Negotiators must now translate the broad principles of the framework into legislative text, a far more fraught process, and secure enough support in both chambers for the legislation to become law.
Sen. Chuck Schumer of New York, the majority leader, pledged to put the agreement up for a vote once the legislation had been completed, calling it “a good first step to ending the persistent inaction to the gun violence epidemic that has plagued our country.”
“After an unrelenting wave of gun-related suicides and homicides, including mass shootings, the Senate is poised to act on common-sense reforms to protect Americans where they live, where they shop and where they learn,” Schumer said in a statement. “We must move swiftly to advance this legislation because if a single life can be saved, it is worth the effort.”
Still, gun safety activists said they viewed the measures as meaningful progress that they hoped would mark a significant shift in how Republicans approached gun safety legislation moving forward.
“The fact that a group this large is coming together to get it done shows that we’re in a historic moment,” said T. Christian Heyne, vice president for policy at Brady United Against Gun Violence. “It feels like a critical initial step for what I hope will be a new era in gun violence prevention.”
Heyne said that closing the dating partner loophole, in particular, has long been one of his organization’s key priorities. “All of these things individually are meaningful,” Heyne said. “When you look at them together, it feels pretty significant.”
John Feinblatt, president of Everytown for Gun Safety, said if the framework announced was enacted into law, “it will be the most significant piece of gun safety legislation to make it through Congress in 26 long and deadly years.”
Some House Democrats said they were cautiously optimistic about the measures that were able to attract bipartisan support in the Senate.
“I’m disappointed to hear a focus on increased criminalization and juvenile criminalization instead of really having the focus on guns,” Rep.
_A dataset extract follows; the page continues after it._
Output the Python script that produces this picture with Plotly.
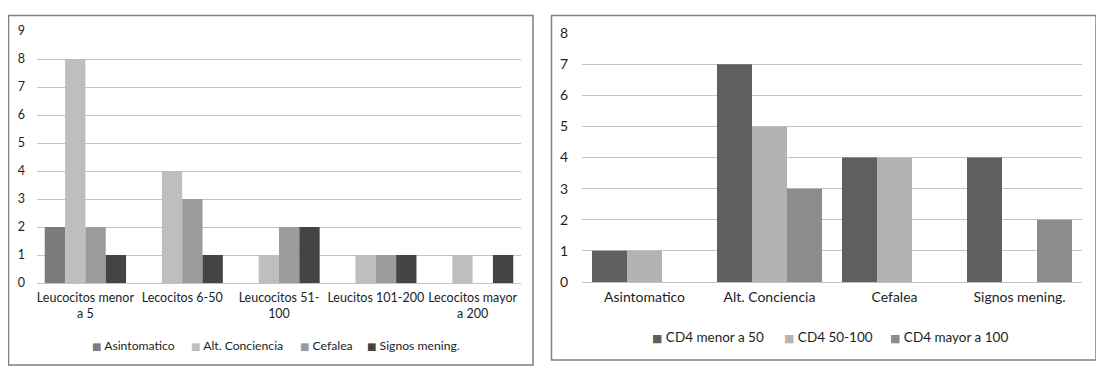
import plotly.graph_objects as go

# ---- Left chart data ----
left_categories = ["Leucocitos menor<br>a 5", "Lecocitos 6-50", "Leucocitos 51-<br>100",
                   "Leucitos 101-200", "Lecocitos mayor<br>a 200"]
left_series = ["Asintomatico", "Alt. Conciencia", "Cefalea", "Signos mening."]
left_asintomatico = [2, 0, 0, 0, 0]
left_alt_conciencia = [8, 4, 1, 1, 1]
left_cefalea = [2, 3, 2, 1, 0]
left_signos = [1, 1, 2, 1, 1]
left_colors = ["#7b7b7b", "#bebebe", "#9b9b9b", "#444444"]
left_ticks = list(range(0, 10))

# ---- Right chart data ----
right_categories = ["Asintomatico", "Alt. Conciencia", "Cefalea", "Signos mening."]
right_series = ["CD4 menor a 50", "CD4 50-100", "CD4 mayor a 100"]
right_menor50 = [1, 7, 4, 4]
right_50_100 = [1, 5, 4, 0]
right_mayor100 = [0, 3, 0, 2]
right_colors = ["#5f5f5f", "#b3b3b3", "#8c8c8c"]
right_ticks = list(range(0, 9))

# page body has an 8px default margin; figure sized to fit the 1104x376 window
OFF = 8
W, H = 1104 - OFF, 376 - OFF
FONT = "Lato"

def px_x(x):
    return (x - OFF) / W

def px_y(y):
    return 1 - (y - OFF) / H

# legend entry start positions (window pixels, left edge of the square) and centers
left_leg_x = [90, 189, 298, 365]
right_leg_x = [650, 782, 888]
LEFT_LEG_Y, RIGHT_LEG_Y = 345, 337

fig = go.Figure()
annotations = []

left_values = [left_asintomatico, left_alt_conciencia, left_cefalea, left_signos]
for name, vals, col, lx in zip(left_series, left_values, left_colors, left_leg_x):
    fig.add_trace(go.Bar(x=left_categories, y=vals, name=name, marker_color=col,
                         marker_line_width=0, xaxis="x", yaxis="y", showlegend=False))
    annotations.append(dict(
        xref="paper", yref="paper", x=px_x(lx), y=px_y(LEFT_LEG_Y),
        xanchor="left", yanchor="middle", showarrow=False,
        text=f"<span style='color:{col};font-family:DejaVu Sans;font-size:10px'>■</span> {name}",
        font=dict(size=12.2)))

right_values = [right_menor50, right_50_100, right_mayor100]
for name, vals, col, lx in zip(right_series, right_values, right_colors, right_leg_x):
    fig.add_trace(go.Bar(x=right_categories, y=vals, name=name, marker_color=col,
                         marker_line_width=0, xaxis="x2", yaxis="y2", showlegend=False))
    annotations.append(dict(
        xref="paper", yref="paper", x=px_x(lx), y=px_y(RIGHT_LEG_Y),
        xanchor="left", yanchor="middle", showarrow=False,
        text=f"<span style='color:{col};font-family:DejaVu Sans;font-size:11px'>■</span> {name}",
        font=dict(size=13.5)))

grid = "#c4c4c4"
fig.update_layout(
    width=W, height=H, autosize=False,
    margin=dict(l=0, r=0, t=0, b=0, pad=0, autoexpand=False),
    paper_bgcolor="white", plot_bgcolor="white",
    font=dict(family=FONT, color="#1e1e1e"),
    barmode="group", bargap=0.16, bargroupgap=0,
    showlegend=False,
    xaxis=dict(domain=[px_x(37), px_x(521)], anchor="y", showgrid=False, automargin=False,
               showline=False, ticks="", tickfont=dict(size=12.5), tickangle=0,
               ticklabelstandoff=5),
    yaxis=dict(domain=[px_y(283), px_y(31)], anchor="x", range=[0, 9], automargin=False,
               tickvals=left_ticks, showgrid=True, gridcolor=grid, gridwidth=1,
               zeroline=True, zerolinecolor=grid, zerolinewidth=1,
               showline=False, ticks="", tickfont=dict(size=12.5), ticklabelstandoff=11),
    xaxis2=dict(domain=[px_x(582), px_x(1082)], anchor="y2", showgrid=False, automargin=False,
                showline=False, ticks="", tickfont=dict(size=14), tickangle=0,
                ticklabelstandoff=5),
    yaxis2=dict(domain=[px_y(282), px_y(33)], anchor="x2", range=[0, 8], automargin=False,
                tickvals=right_ticks, showgrid=True, gridcolor=grid, gridwidth=1,
                zeroline=True, zerolinecolor=grid, zerolinewidth=1,
                showline=False, ticks="", tickfont=dict(size=14), ticklabelstandoff=13),
    annotations=annotations,
    shapes=[
        dict(type="rect", xref="paper", yref="paper",
             x0=px_x(8.5), x1=px_x(533), y0=px_y(365), y1=px_y(15.5),
             line=dict(color="#7f7f7f", width=1.5), fillcolor="rgba(0,0,0,0)"),
        dict(type="rect", xref="paper", yref="paper",
             x0=px_x(551.5), x1=px_x(1096), y0=px_y(360), y1=px_y(15.5),
             line=dict(color="#7f7f7f", width=1.5), fillcolor="rgba(0,0,0,0)"),
    ],
)

fig.write_html("out.html")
Alexandria Ocasio-Cortez, D-NY, said on CNN’s “State of the Union.” “But the background checks provision is encouraging. So I think we really need to look at the text.”
Rep. Jamie Raskin, D-Md., said the legislation fell short of the sweeping actions necessary to prevent mass shootings. But he said he would work with the modest deal being forged in the Senate. “It’s moving in the right direction,” he said on CNN. “We’re glad that the Senate is finally awake about this.”
The rare moment of bipartisan agreement on the intractable issue of gun control came after an elementary school shooting in Uvalde, Texas, which killed 19 students and two teachers, and a racist attack in Buffalo, New York, where a shooter killed 10 Black people in a supermarket, pushed the issue of gun violence to the forefront in Washington, where years’ worth of efforts to enact gun restrictions in the wake of mass shootings have failed amid Republican opposition.